Prioritization researchers sometimes make statements (e.g. here) of the form
“The probability that intervention X reduces expected suffering is 60%.”
What exactly do we mean when we use such expressions? To help us think more accurately about prioritization, this post aims to place its basic concepts on a firm footing.
Contents
Credences and expectations
The simplest way to talk about the consequences of an intervention is to give a probability – in the sense of subjective Bayesian credence – that it is positive. The meaning of “I have 60% credence that controlled AI leads to less suffering than uncontrolled AI” is that when you sample a random trajectory1 of the future conditional on controlled AI, and another trajectory with uncontrolled AI, then your credence that the former contains less suffering is 60%.
Talking about the expected value (EV) of an intervention is trickier. The expected value is a number, not a probability, so we cannot – strictly speaking – say something like “X is 70% likely to reduce expected suffering”. But we can define it via an idealization procedure: the statement means that if I had a lifetime to think about the question, if I was better at using all available evidence, and so on, then I am 70% likely to conclude that X is positive in expectation. More formally, we have logical uncertainty as to the value of the EV, and can talk about the credence that resolving the uncertainty will yield a positive result.

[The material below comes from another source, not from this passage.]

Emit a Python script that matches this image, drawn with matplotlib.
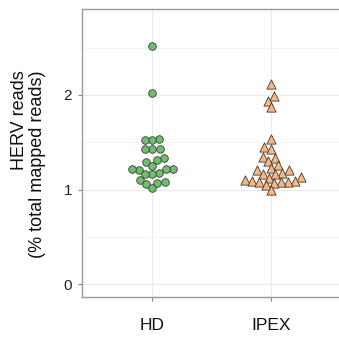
import numpy as np
import matplotlib
matplotlib.use("Agg")
import matplotlib.pyplot as plt

categories = ["HD", "IPEX"]
hd_values = [2.52, 2.02, 1.54, 1.52, 1.52, 1.43, 1.43, 1.43, 1.33, 1.31, 1.29, 1.25,
             1.22, 1.22, 1.21, 1.22, 1.18, 1.17, 1.17, 1.10, 1.085, 1.074, 1.056, 1.02]
ipex_values = [2.12, 1.99, 1.94, 1.87, 1.54, 1.45, 1.43, 1.35, 1.33, 1.30, 1.26, 1.23,
               1.21, 1.21, 1.18, 1.17, 1.17, 1.13, 1.127, 1.10, 1.09, 1.09, 1.085, 1.085,
               1.078, 1.067, 1.05, 0.997]
yticks = [0, 1, 2]

W, H = 339, 337
fig = plt.figure(figsize=(W / 100, H / 100), dpi=100)
ax_left, ax_right, ax_top, ax_bot = 81.7, 339.0, 9.3, 296.7
ax = fig.add_axes([ax_left / W, (H - ax_bot) / H, (ax_right - ax_left) / W, (ax_bot - ax_top) / H])
xlim = (-0.595, 1.573)
ylim = (-0.13, 2.905)
ax.set_xlim(*xlim)
ax.set_ylim(*ylim)

px_per_x = (ax_right - ax_left) / (xlim[1] - xlim[0])
px_per_y = (ax_bot - ax_top) / (ylim[1] - ylim[0])


def beeswarm(values, d):
    ys = np.asarray(values) * px_per_y
    order = np.argsort(ys)
    placed = []
    offs = np.zeros(len(ys))
    for i in order:
        y = ys[i]
        cands = [0.0]
        for (px, py) in placed:
            dy = abs(py - y)
            if dy < d:
                dx = np.sqrt(d * d - dy * dy)
                cands += [px + dx, px - dx]
        cands.sort(key=lambda c: (abs(c), c))
        for c in cands:
            ok = True
            for (px, py) in placed:
                if (px - c) ** 2 + (py - y) ** 2 < d * d - 1e-6:
                    ok = False
                    break
            if ok:
                offs[i] = c
                placed.append((c, y))
                break
    return offs / px_per_x


# grid
for y in [0.5, 1.5, 2.5]:
    ax.axhline(y, color="#f4f4f4", lw=0.8, zorder=0)
for y in yticks:
    ax.axhline(y, color="#ebebeb", lw=0.9, zorder=0)
for x in [0, 1]:
    ax.axvline(x, color="#ebebeb", lw=0.9, zorder=0)

d = 7.2
hd_off = beeswarm(hd_values, d)
ax.scatter(0 + hd_off, hd_values, s=30, marker="o", facecolor="#6dbf6d",
           edgecolor="#3a3a3a", linewidth=0.6, zorder=3)
ip_off = beeswarm(ipex_values, d)
ax.scatter(1 + ip_off, ipex_values, s=44, marker="^", facecolor="#fdb67c",
           edgecolor="#3a3a3a", linewidth=0.6, zorder=3)

ax.set_xticks([0, 1])
ax.set_xticklabels(categories, fontsize=12.5, family="Liberation Sans", color="#111111")
ax.set_yticks(yticks)
ax.set_yticklabels([str(v) for v in yticks], fontsize=11, family="Liberation Sans", color="#222222")
ax.tick_params(axis="both", color="#888888", length=3, width=0.8)
ax.tick_params(axis="x", pad=12)
ax.tick_params(axis="y", pad=4)

for s in ["left", "top", "bottom"]:
    ax.spines[s].set_color("#999999")
    ax.spines[s].set_linewidth(1.0)
ax.spines["right"].set_visible(False)

fig.text(28.5 / W, 1 - 70 / H, "HERV reads\n(% total mapped reads)", rotation=90,
         ha="center", va="top", multialignment="right", fontsize=13,
         family="Liberation Sans", color="#111111", linespacing=1.15)

fig.savefig("out.png", dpi=100)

The meaning of the two kinds of statements differs in a nontrivial way:
- If an intervention is more than 50% likely to be positive, it can still be negative in expectation. For instance, an intervention may be mildly beneficial in most cases but negative in EV because of serious tail risks. That said, under the additional assumption that the impact is of comparable magnitude in both directions, we can view the probability that an intervention is positive as a proxy for its EV. This kind of symmetry may or may not hold in practice.
- Conversely, one can sometimes be confident that the EV is positive, but not confident that it the result will actually be favorable. This occurs if an intervention has high variance – for example, its impacts may be chaotic – but you have good reasons to assume that it is positive in expectation. A trivial example is betting on a fair coin flip with 2:1 odds: you’re only 50% likely to win, but you certainly get a good deal.
Robustness
For risk-neutral altruists, the probability that an intervention is positive in EV matters more. It is a useful measure of robustness: if the probability is close to 50%, you think that the sign is comparatively likely to flip under further investigation. If that is the case, then the practical upshot is to research the intervention further; if you are fairly certain that the sign will remain the same, then pursuing the object level is more attractive.2
Counterintuitively, an intervention may be robust in this sense even if the credence that it is actually beneficial is close to 50% – or even if it is smaller than 50%. This is rare, though, because the different kinds of probability correlate strongly in practice.
Magnitude of impact
We should consider the magnitude of impact, not just the sign. To evaluate how good an intervention is, we might, in addition to tractability and neglectedness, look at a combination of:
- Absolute impact: How much does the intervention change the world? How consequential is it in an absolute sense, that is, without considering the nature of the impacts? We need an “impact measure” to evaluate this, which is not hard to define. A possibility is to consider how much a randomly selected value system would (on expectation) care about the consequences.
- Targetedness: To what extent do the consequences affect the amount of suffering in the world, as opposed to the amount of art or the number of paperclips? In other words, how consequential is the intervention from the perspective of suffering-focused ethics?
- Robustness: How likely are the effects to be positive or negative (in expectation)?
Informally speaking, the expected impact is the product of these three factors.
What does it mean to say that a cause dominates?
When we talk about whether X dominates (e.g. X = far future, artificial intelligence), we need to distinguish between two somewhat different questions:
- What fraction of expected suffering is because of X?
- What fraction of variance in expected suffering in a “random intervention” is because of X? I define “random intervention” as “ask a randomly selected EA to come up with a reasonable thing to do”.
The second question is more action-relevant because it implicitly considers tractability and neglectedness. If If we cannot influence a source of suffering, it is irrelevant to our decision-making.